InfoQ : Quand devrions-nous envisager d'écrire nos propres protocoles ?
Nous concevons des protocoles tout le temps. On devrait y porter plus attention lorsque l'on s'intéresse aux patterns d'interaction. Ils vont de pair avec les machines à état. Il est impressionnant de voir combien une API peut être améliorée lorsque l'on s'arrête, que l'on regarde tous les patterns d'interaction possibles et qu'on les documente sous forme de protocole. Appeler une méthode d'un objet revient simplement à lui passer un message, bien que cela soit fait de façon très couplée dans la plupart des langages. Lorsque l'on choisit une approche plus découplée, les messages deviennent des concepts de premier rang et peuvent vraiment gagner à être organisés sous forme de protocole. Documenter nos protocoles aide à les affiner et à rendre le système plus aisément compréhensible.
InfoQ : SBE est-il un outil pour générer des protocoles efficaces ?
SBE est un codec qui permet un encodage et un décodage très efficace des messages qui constituent nos protocoles. Souvent, les gens ne découplent pas suffisamment leurs systèmes car l'encodage et le décodage peut peser très lourd, en fonction de l'implémentation des codecs. SBE descend le prix de l'encodage et du décodage d'un message à celui de l'accès à des champs d'objets C++ ou Java. De plus, SBE est sans allocation, ce qui fait qu'il n'a pas d'impact sur les garbage collectors. Ayant eu à profiler de nombreux systèmes du monde réel, je me suis rendu compte que l'encodage et le décodage, ainsi que le garbage résultant, étaient l'un des 3 goulets d'étranglement dont on avait le plus à souffrir.

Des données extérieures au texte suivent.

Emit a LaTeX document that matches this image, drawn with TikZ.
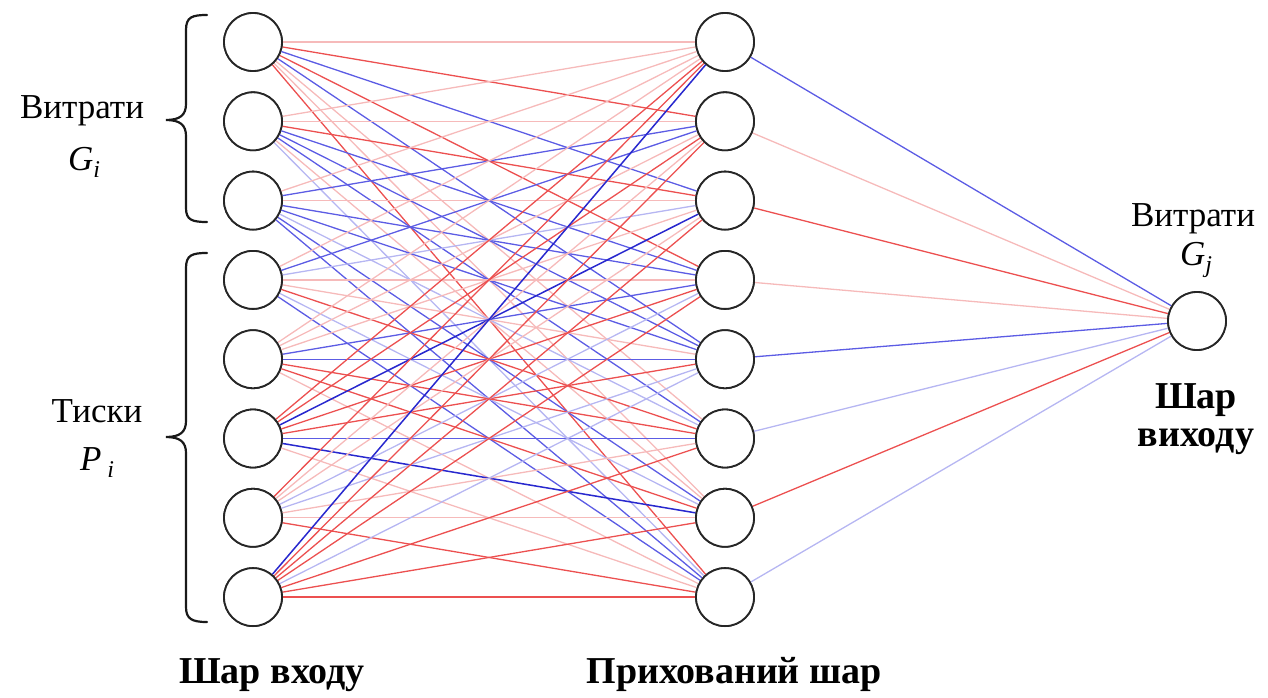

La conception et l'implémentation de protocoles ne sont pas réservées aux architectes système et aux développeurs bas-niveau. Introduire des protocoles bien pensés dans un système, à ses points d'interaction peut apporter de nombreux bénéfices, notamment de la stabilisation et une réduction des cas d'exception. Qu'ils soient utilisés implicitement dans une couche basse, comme avec TCP, ou à travers un ensemble explicite d'instructions publiées au sein des équipes de développement, les protocoles montrent l'intention de l'auteur du système et permettent aux participants d'une transaction de respecter fidèlement cette intention.